Fue en esos días que aprendí que toda enfermedad puede tener dos aspectos: el biológico, y el social. El primero, es tratado por otros en el lugar que corresponde, en el hospital, sea la Clínica Miraflores en Viña del Mar, Chile, el ya referido de Edimburgo, en La Rosaleda en Compostela, Galicia, o Adenbrooks, en Cambridge, Reino Unido. Las personas saben, las personas pretenden saber los secretos de la de las dolencias. Nunca me olvido como Elida de Varela, llamada la bruja, vino a recitar plegarias e sahumerios cuando Eugenia estaba aún en casa, sin hablar y con mucha fiebre. Tenía toda la fe que recitar un Padrenuestro de atrás para adelante, o al revés, curaba no solo a las personas bien como a los animales. Cuando nuestro amigo y vecino Eduardo Fernández y Encarnación Ramos, su mujer, estaban a perder una causa de parto, la última persona a la que recurrieron, fue al veterinario, normalmente gratis, quien pagaba era la Empresa Nestlé, para quien ellos trabajaban en sus tierras y con sus vacas. Si para nosotros la enfermedad de Eugenia era un problema afectivo, Para Eduardo y Encarnación una vaca a morir era un problema de sobre vivencia: menos una vaca, y no podían vender todos los días los litros necesarios para mantener su trabajo en marcha, más una vaca, y no la podían mantener.
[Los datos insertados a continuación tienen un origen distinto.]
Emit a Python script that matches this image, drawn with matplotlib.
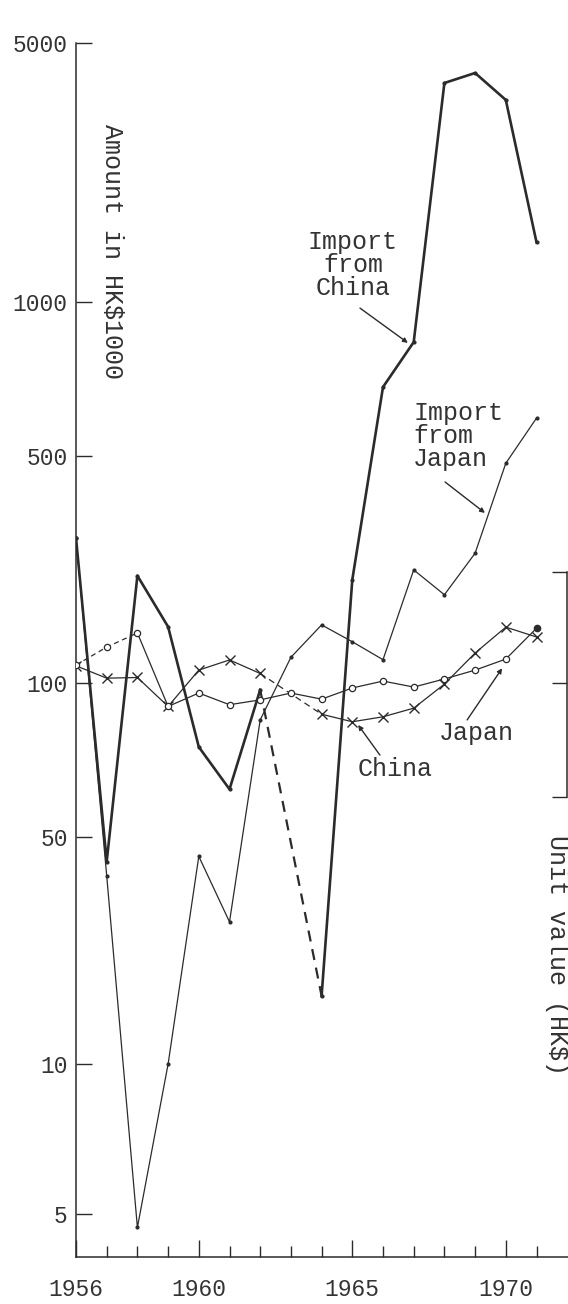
"""Imports from China and Japan, 1956-1971: amount and unit value (hand-ruled log paper)."""
import numpy as np
import matplotlib
matplotlib.use("Agg")
import matplotlib.pyplot as plt
from matplotlib.ticker import FixedLocator, FuncFormatter, NullFormatter

plt.rcParams["font.family"] = ["Liberation Mono", "DejaVu Sans Mono"]

INK = "#2b2b2b"
TXT = "#333333"

YEARS = list(range(1956, 1972))
# amount in HK$1000
CHINA_IMPORT = [280, 42, 214, 149, 75, 62, 97, np.nan, 16.2, 208, 682, 835, 3900, 4150, 3510, 1450]
JAPAN_IMPORT = [280, 38, 4.7, 10, 43.6, 27.4, 84.7, 120, 151, 134, 118, 223, 187, 251, 475, 593]
# unit value (read against the same ruling)
CHINA_UNIT = [113, 103.5, 104, 90, 109.6, 117.8, 107, np.nan, 86.9, 84, 85.9, 89.3, 99.5, 123.7, 148.6, 138.6]
JAPAN_UNIT = [113.6, 129, 142.6, 90, 95.6, 90.7, 92.7, 95.6, 93, 97.8, 101.4, 98.2, 102.9, 109.6, 118.5, 147.5]
JAPAN_UNIT_ESTIMATED_TO = 1958   # dashed part at the start

Y_LABELS = [5, 10, 50, 100, 500, 1000, 5000]
# the paper's log ruling is hand drawn: spacing (px) of each labelled line above the "5" line
Y_SPACING = [0, 150, 377, 531, 758, 912, 1171]
UNIT_BRACKET = [60, 100, 220]


def _paper_functions():
    logs = list(np.log10(Y_LABELS))
    h = list(map(float, Y_SPACING))
    lo = h[0] - (h[1] - h[0]) / (logs[1] - logs[0]) * (logs[0] + 3)
    hi = h[-1] + (h[-1] - h[-2]) / (logs[-1] - logs[-2]) * (7 - logs[-1])
    L = np.array([-3.0] + logs + [7.0])
    H = np.array([lo] + h + [hi])

    def forward(v):
        v = np.asarray(v, float)
        return np.interp(np.log10(np.clip(v, 1e-3, None)), L, H)

    def inverse(p):
        return 10 ** np.interp(np.asarray(p, float), H, L)

    return forward, inverse


def _bridge(ax, years, vals, **kw):
    # dashed link across a missing year
    for i, v in enumerate(vals):
        if np.isnan(v) and 0 < i < len(vals) - 1:
            ax.plot([years[i - 1], years[i + 1]], [vals[i - 1], vals[i + 1]],
                    linestyle=(0, (5, 3.5)), **kw)


fig = plt.figure(figsize=(5.68, 13.04), dpi=100)
ax = fig.add_axes([76 / 568, 47 / 1304, 1 - 76 / 568, 1214 / 1304])
fwd, inv = _paper_functions()
ax.set_yscale("function", functions=(fwd, inv))
ax.set_xlim(1956, 1956 + 492 / 30.7)
ax.set_ylim(4.1, 5000)

# amounts
ax.plot(YEARS, CHINA_IMPORT, color=INK, lw=1.9, marker="o", ms=2, zorder=3)
_bridge(ax, YEARS, CHINA_IMPORT, color=INK, lw=1.6, zorder=3)
ax.plot(YEARS, JAPAN_IMPORT, color=INK, lw=0.9, marker="o", ms=2, zorder=3)

# unit values
ax.plot(YEARS, CHINA_UNIT, color=INK, lw=0.9, marker="x", ms=7, mew=1.0, zorder=4)
_bridge(ax, YEARS, CHINA_UNIT, color=INK, lw=0.9, zorder=4)
k = YEARS.index(JAPAN_UNIT_ESTIMATED_TO)
ax.plot(YEARS[:k + 1], JAPAN_UNIT[:k + 1], color=INK, lw=0.9, ls=(0, (4, 3)), zorder=4)
ax.plot(YEARS[k:], JAPAN_UNIT[k:], color=INK, lw=0.9, zorder=4)
ax.plot(YEARS[:-1], JAPAN_UNIT[:-1], ls="none", marker="o", ms=4.5, mfc="white",
        mec=INK, mew=0.9, zorder=5)
ax.plot(YEARS[-1:], JAPAN_UNIT[-1:], ls="none", marker="o", ms=4.5, color=INK, zorder=5)

# axes
for s in ("top", "right"):
    ax.spines[s].set_visible(False)
for s in ("left", "bottom"):
    ax.spines[s].set_linewidth(1.1)
    ax.spines[s].set_color(INK)

ax.yaxis.set_major_locator(FixedLocator(Y_LABELS))
ax.yaxis.set_major_formatter(FuncFormatter(lambda v, _: f"{v:g}"))
ax.yaxis.set_minor_locator(FixedLocator([]))
ax.tick_params(axis="y", direction="in", length=11.5, width=1.0, color=INK,
               labelsize=16.5, labelcolor=TXT, pad=6)

ax.xaxis.set_major_locator(FixedLocator([1956, 1960, 1965, 1970]))
ax.xaxis.set_minor_locator(FixedLocator([y for y in YEARS[1:] if y % 5]))
ax.xaxis.set_minor_formatter(NullFormatter())
ax.tick_params(axis="x", which="major", direction="in", length=12, width=1.0,
               color=INK, labelsize=16.5, labelcolor=TXT, pad=15)
ax.tick_params(axis="x", which="minor", direction="in", length=8, width=1.0, color=INK)

# unit value bracket on the right
ax2 = ax.twinx()
ax2.set_yscale("function", functions=(fwd, inv))
ax2.set_ylim(ax.get_ylim())
for s in ("top", "left", "bottom"):
    ax2.spines[s].set_visible(False)
ax2.spines["right"].set_bounds(UNIT_BRACKET[0], UNIT_BRACKET[-1])
ax2.spines["right"].set_position(("axes", 0.997))
ax2.spines["right"].set_linewidth(1.1)
ax2.spines["right"].set_color(INK)
ax2.yaxis.set_major_locator(FixedLocator(UNIT_BRACKET))
ax2.yaxis.set_minor_locator(FixedLocator([]))
ax2.tick_params(axis="y", direction="in", length=11, width=1.0, color=INK, labelright=False)

# labels
ax.text(1957.17, 1365, "Amount in HK$1000", rotation=-90, ha="center", va="center",
        fontsize=18, color=TXT)
ax.text(1971.67, 21.7, "Unit value (HK$)", rotation=-90, ha="center", va="center",
        fontsize=18, color=TXT, clip_on=False)
ax.text(1965.02, 1259, "Import\nfrom\nChina", ha="center", va="center",
        multialignment="center", fontsize=18, color=TXT, linespacing=0.95)
ax.text(1966.98, 547, "Import\nfrom\nJapan", ha="left", va="center",
        fontsize=18, color=TXT, linespacing=0.95)
ax.text(1966.39, 67.9, "China", ha="center", va="center", fontsize=18, color=TXT)
ax.text(1969.03, 79.8, "Japan", ha="center", va="center", fontsize=18, color=TXT)

pointer = dict(arrowstyle="-|>", mutation_scale=7, lw=1.0, color=INK, shrinkA=0, shrinkB=0)
ax.annotate("", xy=(1966.81, 832), xytext=(1965.25, 973), arrowprops=pointer)
ax.annotate("", xy=(1969.32, 334), xytext=(1968.02, 416), arrowprops=pointer)
ax.annotate("", xy=(1965.19, 82.8), xytext=(1965.90, 72.3), arrowprops=pointer)
ax.annotate("", xy=(1969.88, 111), xytext=(1968.74, 84.7), arrowprops=pointer)

fig.savefig("out.png", dpi=100, facecolor="white")
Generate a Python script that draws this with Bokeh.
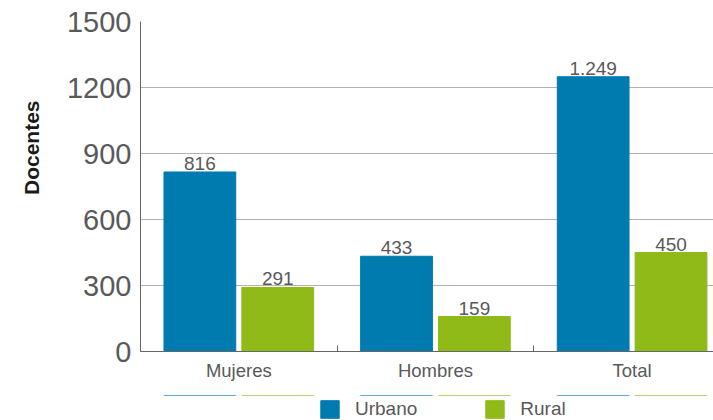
from bokeh.plotting import figure
from bokeh.models import ColumnDataSource, FixedTicker, Legend, LegendItem, Title, Range1d
from bokeh.layouts import column
from bokeh.core.properties import value
from bokeh.embed import file_html
from bokeh.resources import INLINE

categories = ["Mujeres", "Hombres", "Total"]
urbano = [816, 433, 1249]
rural = [291, 159, 450]
urbano_labels = ["816", "433", "1.249"]
rural_labels = ["291", "159", "450"]
series_names = ["Urbano", "Rural"]
y_ticks = [0, 300, 600, 900, 1200, 1500]

FONT = "Liberation Sans"
BLUE = "#007bb0"
GREEN = "#8fba17"
GREY = "#595959"

centers = [i + 0.5 for i in range(len(categories))]
off = 0.198
bw = 0.365

src_u = ColumnDataSource(dict(x=[c - off for c in centers], top=urbano, lab=urbano_labels))
src_r = ColumnDataSource(dict(x=[c + off for c in centers], top=rural, lab=rural_labels))

p = figure(width=713, height=395, output_backend="svg", toolbar_location=None,
           x_range=Range1d(0, 2.914), y_range=Range1d(0, 1500),
           min_border_left=139, min_border_right=0, min_border_top=21, min_border_bottom=44)
p.outline_line_color = None
p.background_fill_color = "white"

p.vbar(x="x", top="top", width=bw, source=src_u, color=BLUE)
p.vbar(x="x", top="top", width=bw, source=src_r, color=GREEN)

p.text(x="x", y="top", text="lab", source=src_u, text_align="center", text_baseline="bottom",
       y_offset=-2, text_font=value(FONT), text_font_size="19px", text_color=GREY)
p.text(x="x", y="top", text="lab", source=src_r, text_align="center", text_baseline="bottom",
       y_offset=-2, text_font=value(FONT), text_font_size="19px", text_color=GREY)

# y axis
p.yaxis.ticker = FixedTicker(ticks=y_ticks)
p.yaxis.major_tick_in = 0
p.yaxis.major_tick_out = 0
p.yaxis.minor_tick_in = 0
p.yaxis.minor_tick_out = 0
p.yaxis.axis_line_color = "#666666"
p.yaxis.major_label_text_font = FONT
p.yaxis.major_label_text_font_size = "29px"
p.yaxis.major_label_text_color = GREY
p.yaxis.major_label_standoff = 9
p.ygrid.grid_line_color = "#b3b3b3"
p.ygrid.ticker = FixedTicker(ticks=y_ticks)

# x axis
p.xaxis.ticker = FixedTicker(ticks=centers, minor_ticks=[0, 1, 2, 3])
p.xaxis.major_label_overrides = {c: n for c, n in zip(centers, categories)}
p.xaxis.major_tick_in = 0
p.xaxis.major_tick_out = 0
p.xaxis.minor_tick_in = 6
p.xaxis.minor_tick_out = 0
p.xaxis.minor_tick_line_color = "#666666"
p.xaxis.axis_line_color = "#666666"
p.xaxis.major_label_text_font = FONT
p.xaxis.major_label_text_font_size = "18.5px"
p.xaxis.major_label_text_color = GREY
p.xaxis.major_label_standoff = 8
p.xaxis.axis_label_standoff = 0
p.xgrid.grid_line_color = None

# y title
p.add_layout(Title(text="Docentes", align="right", offset=79, standoff=38, vertical_align="top",
                   text_font=FONT, text_font_size="21px", text_font_style="bold",
                   text_color="#1a1a1a"), "left")

# legend strip (its frame is aligned with the chart frame by the column layout)
p2 = figure(width=713, height=25, output_backend="svg", toolbar_location=None,
            x_range=Range1d(0, 2.914), y_range=Range1d(-2, -1),
            x_axis_location=None, y_axis_location=None,
            min_border_left=0, min_border_right=0, min_border_top=0, min_border_bottom=0)
p2.outline_line_color = None
p2.grid.grid_line_color = None
lu = p2.vbar(x="x", top="top", width=bw, source=src_u, color=BLUE)
lr = p2.vbar(x="x", top="top", width=bw, source=src_r, color=GREEN)
legend = Legend(items=[LegendItem(label=series_names[0], renderers=[lu]),
                       LegendItem(label=series_names[1], renderers=[lr])],
                orientation="horizontal", location=(178, 0),
                glyph_width=23, glyph_height=22, label_standoff=14, spacing=66,
                label_text_font=FONT, label_text_font_size="19px", label_text_color=GREY,
                border_line_color=None, background_fill_alpha=0, padding=0, margin=0)
p2.add_layout(legend, "center")

layout = column(p, p2, spacing=0)
open("out.html", "w").write(file_html(layout, INLINE))
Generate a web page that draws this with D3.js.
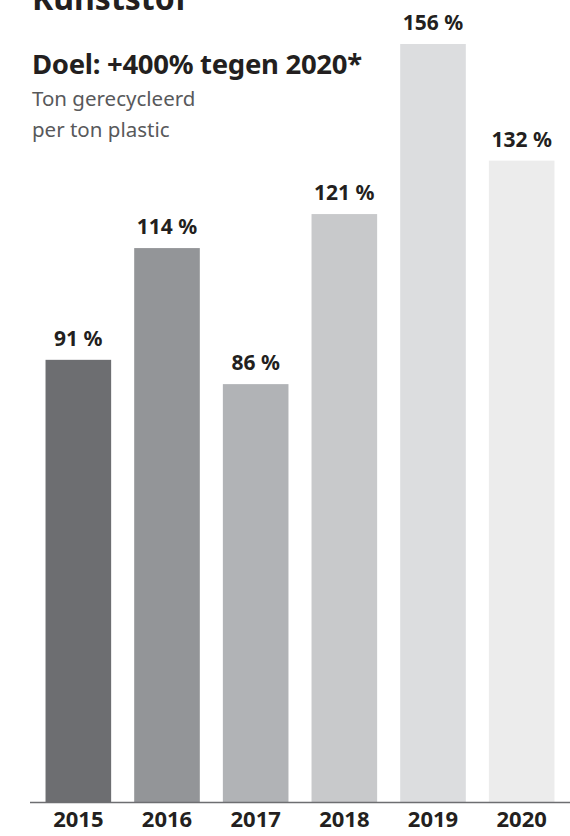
<!DOCTYPE html>
<html>
<head>
<meta charset="utf-8">
<script src="https://d3js.org/d3.v7.min.js"></script>
<style>
body { margin: 0; background: #fff; }
text { font-family: "Noto Sans", sans-serif; }
</style>
</head>
<body>
<div id="chart"></div>
<script>
var years = ["2015", "2016", "2017", "2018", "2019", "2020"]
var values = [91, 114, 86, 121, 156, 132]
var labels = ["91 %", "114 %", "86 %", "121 %", "156 %", "132 %"]
var colors = ["#6d6e71", "#939598", "#b1b3b6", "#c8c9cb", "#dcdddf", "#ececec"]

var width = 570, height = 836
var baseline = 802

var svg = d3.select("#chart").append("svg")
    .attr("width", width)
    .attr("height", height)

// titles
svg.append("text")
    .attr("x", 32).attr("y", 10)
    .attr("font-size", 32).attr("font-weight", "bold").attr("fill", "#231f20")
    .text("Kunststof")
svg.append("text")
    .attr("x", 32).attr("y", 74)
    .attr("font-size", 27.5).attr("font-weight", "bold").attr("fill", "#231f20")
    .attr("letter-spacing", -0.3)
    .text("Doel: +400% tegen 2020*")
svg.append("text")
    .attr("x", 32).attr("y", 106)
    .attr("font-size", 20.5).attr("fill", "#58595b")
    .text("Ton gerecycleerd")
svg.append("text")
    .attr("x", 32).attr("y", 137)
    .attr("font-size", 20.5).attr("fill", "#58595b")
    .text("per ton plastic")

var x = d3.scaleBand().domain(years).range([34, 566]).paddingInner(0.26).paddingOuter(0.13)
var y = d3.scaleLinear().domain([0, 156]).range([baseline, 44])

svg.selectAll(".bar")
    .data(values)
    .enter().append("rect")
    .attr("class", "bar")
    .attr("x", function(d, i) { return x(years[i]) })
    .attr("y", function(d) { return y(d) })
    .attr("width", x.bandwidth())
    .attr("height", function(d) { return baseline - y(d) })
    .attr("fill", function(d, i) { return colors[i] })

svg.selectAll(".label")
    .data(values)
    .enter().append("text")
    .attr("class", "label")
    .attr("x", function(d, i) { return x(years[i]) + x.bandwidth() / 2 })
    .attr("y", function(d) { return y(d) - 14 })
    .attr("text-anchor", "middle")
    .attr("font-size", 21).attr("font-weight", "bold").attr("fill", "#231f20")
    .text(function(d, i) { return labels[i] })

var axis = svg.append("g")
    .attr("transform", "translate(0," + baseline + ")")
    .call(d3.axisBottom(x).tickSize(0).tickPadding(9))
axis.select(".domain").attr("d", "M30,0.5H570").attr("stroke", "#6d6e71").attr("stroke-width", 1.5)
axis.selectAll("text")
    .attr("font-size", 22).attr("font-weight", "bold").attr("fill", "#231f20")
    .attr("font-family", "Noto Sans, sans-serif")
</script>
</body>
</html>
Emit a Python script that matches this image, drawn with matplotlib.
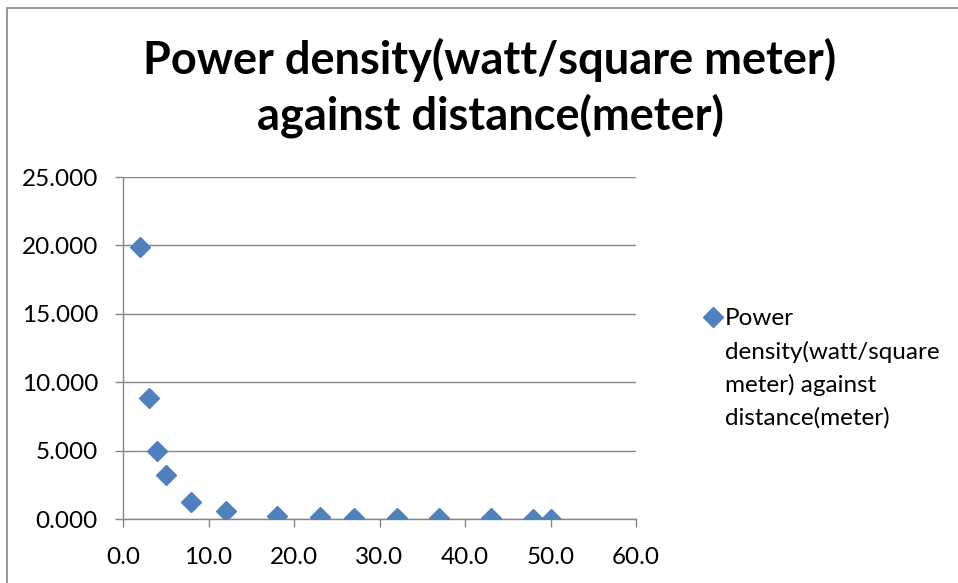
import matplotlib
matplotlib.use("Agg")
import matplotlib.pyplot as plt
from matplotlib.patches import Rectangle
from matplotlib.ticker import FormatStrFormatter, MultipleLocator

plt.rcParams['font.family'] = ['Lato', 'DejaVu Sans']

# distance (meter) and power density (watt/square meter)
distance = [2, 3, 4, 5, 8, 12, 18, 23, 27, 32, 37, 43, 48, 50]
power_density = [19.9, 8.84, 4.97, 3.18, 1.24, 0.553, 0.246, 0.150,
                 0.109, 0.078, 0.058, 0.043, 0.035, 0.032]
series_name = "Power\ndensity(watt/square\nmeter) against\ndistance(meter)"
title = "Power density(watt/square meter)\nagainst distance(meter)"

grey = '#868686'
blue = '#4F81BD'

fig = plt.figure(figsize=(9.58, 5.83), dpi=100)
ax = fig.add_axes([123/958, 64/583, 513/958, 342/583])

# outer chart border
fig.add_artist(Rectangle((7/958, -0.2), 1.2, (583-8)/583 + 0.2,
                         transform=fig.transFigure, fill=False,
                         edgecolor=grey, lw=1.2))

pts, = ax.plot(distance, power_density, linestyle='none', marker='D',
               markersize=10, color=blue, label=series_name, zorder=3)

ax.set_xlim(0, 60)
ax.set_ylim(0, 25)
ax.xaxis.set_major_locator(MultipleLocator(10))
ax.yaxis.set_major_locator(MultipleLocator(5))
ax.xaxis.set_major_formatter(FormatStrFormatter('%.1f'))
ax.yaxis.set_major_formatter(FormatStrFormatter('%.3f'))
ax.grid(axis='y', color=grey, lw=1.0)
ax.set_axisbelow(True)
for s in ['top', 'right']:
    ax.spines[s].set_visible(False)
for s in ['left', 'bottom']:
    ax.spines[s].set_color(grey)
    ax.spines[s].set_linewidth(1.0)
ax.tick_params(axis='both', direction='out', length=6, width=1.0,
               color=grey, labelsize=17.5, labelcolor='black')
ax.tick_params(axis='y', pad=12)
ax.tick_params(axis='x', pad=14)

fig.text(490/958, 1 - 88/583, title, ha='center', va='center',
         fontsize=32.5, fontweight='bold', linespacing=1.32)

leg = ax.legend(handles=[pts], loc='upper left',
                bbox_to_anchor=(703/958, 1 - 308/583),
                bbox_transform=fig.transFigure, frameon=False,
                fontsize=17.5, handlelength=0.8, handletextpad=0.1,
                borderpad=0, borderaxespad=0, labelspacing=0)
for t in leg.get_texts():
    t.set_linespacing(1.64)
try:
    for col in leg._legend_handle_box.get_children():
        for item in col.get_children():
            item.align = 'top'
except Exception:
    pass

fig.savefig('out.png', dpi=100)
Tenían lo que he llamado lo justo para su sobre vivencia como labradores Los "bichitos", como mi amigo Eduardo los llamaba, "los bichitos, Don Raúl, necesitan comidas especiales y sin esa comida, no dan leche.

 

¡Los bichitos son caros, Don Raúl... ! "[84]. Fue por eso que mandó llamar a Elida, él era católico romano y se ufanaba de serlo, pero tenía las formas de ser de lo que denomino en otros textos míos, ya citados en éste, la mente cultural. Elida trató con el Padrenuestro al contrario, y como la vaca no paría, al día siguiente estábamos ahí todos otra vez para rezar las letanías de San Antonio. Porque la falta de esa vaca causaba un problema financiero para ellos. Y del problema financiero, pasaba al problema emocional. Eduardo y Encarnación amaban a sus vacas, vivían de ellas, pero también vivían para ellas. Las sacaban a pastar en el fresco de la tarde, para limpiar las cortes de las vacas. Este trabajo de producir leche, les tomaba todo el día y todo el año. Para nuestros vecinos de Vilatuxe, los animales y los niños eran iguales, los trataban con el mismo cariño, aunque siempre observé que era más el cariño a las dadoras de leche, que el cariño a los niños. Es natural, los niños aparecían y era una mala inversión, las vacas eran compradas con el crédito que daba la empresa que era, para decirlo así, la propietaria de hecho de los animales y de la tierra.